Both articles are about Jeff Pierson, and his case is just one of several examples that I can give regarding the misuse of child porn laws. What about bestiality? Is it cruel and/or illegal because animals can't give consent? We eat animals much more often than we fuck them, yet we don't care that they can't consent to being killed. What about those "bum fights" videos, where homeless guys are paid to fight each other for our entertainment? Is that "cruel", or "criminal assault", or "unlawful injury"?

I agree that children should be protected, and that animals shouldn't be hurt unnecessarily, but the crux of the matter is that there is a big difference between the act, and the recording of the act. The former is illegal, whereas the latter is just information, which in itself cannot harm, and which should thus not be illegal. The bottom line is that we've been made to believe that there is no difference. There used to be the Iron Curtain, whose purpose was to control people through political ideology. Then we got the Moral Curtain, behind which we still live, and which consists of child porn, bestiality, and all things "obscene". Now we are busy constructing the Copyright Curtain.



I think it’s about time to start Shit HN Says.

Did you really just say that the distribution and ownership of child porn should be legal? I think you just did.

I refuse to argue vile shit like that but I have to tell you that it is indeed vile shit.


I was about to read his comment with interest to see what claims could be made... then I realised who wrote it.

I could look up a few of his past comments on an older account of his, but it's surely easier just to link to his personal site and let your assumptions take over from there.

http://thaddeusquay.com/

Literally the only person I have ever found the need to speak negatively off on HN, as opposed to either agreeing or disagreeing with just their opinions.


Please continue. Your comment appears unfinished.


Hmm?


HN isn't allowing me to post my intended reply to you, because every time I do, the comment is immediately marked as "dead". Censorship is everywhere.


You know, the legal situation is rather more complex than that; you are reading way too much into my one-line general-purpose answer. For example, what I had in mind when I mentioned animal cruelty was not bestiality but the recent outlawing of 'crush videos,' which feature hot-looking girls crushing small animals underfoot, which is apparently a sexual fetish for some people.
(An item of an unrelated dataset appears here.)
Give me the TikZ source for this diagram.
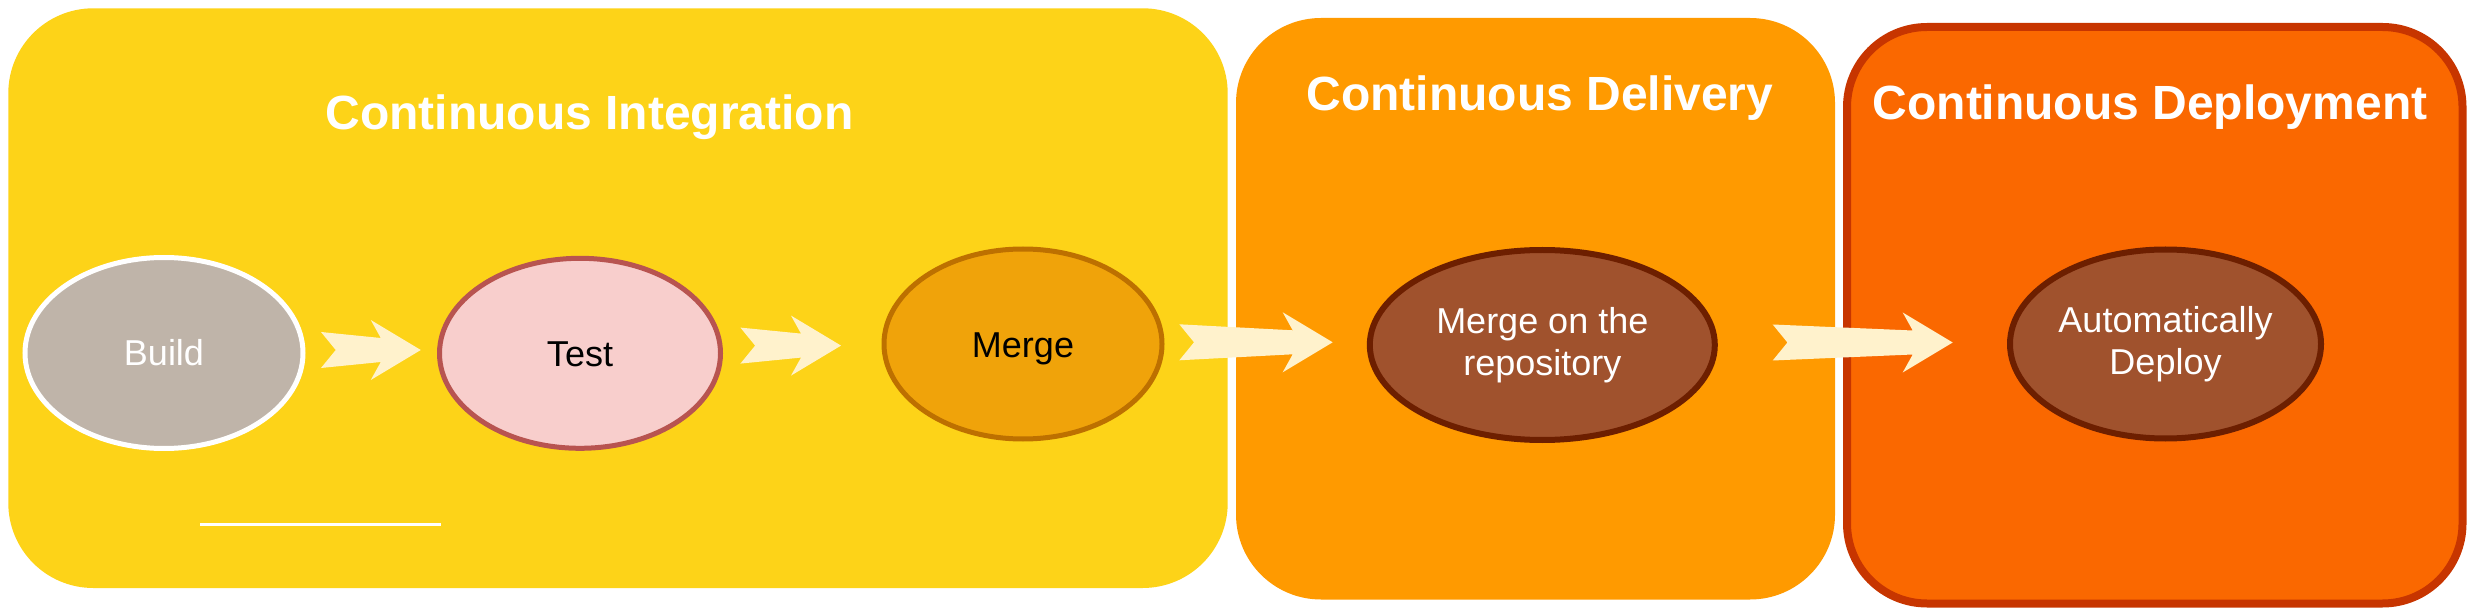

As it happens, I remembered that there was a law passed about it but forgot that the Supreme Court struck down this law as an abridgment of free speech (see http://www.abajournal.com/news/article/supreme_court_strikes...).

The former is illegal, whereas the latter is just information, which in itself cannot harm, and which should thus not be illegal.

You might feel differently about this if you knew or had previously been a victim of child molestation and there were a small but vigorous industry devoted to trading movies and pictures of the process. It's true that no amount of law enforcement is likely to eradicate the existence of any individual bit of child porn, but one can certainly seek to deter its distribution or possession by imposing harsh penalties for doing so. I cannot agree with you that this is qualitatively neutral as implied by the phrase 'just information'; There is a good argument that the propagation of such material amounts to an ongoing psychological assault upon the original victim.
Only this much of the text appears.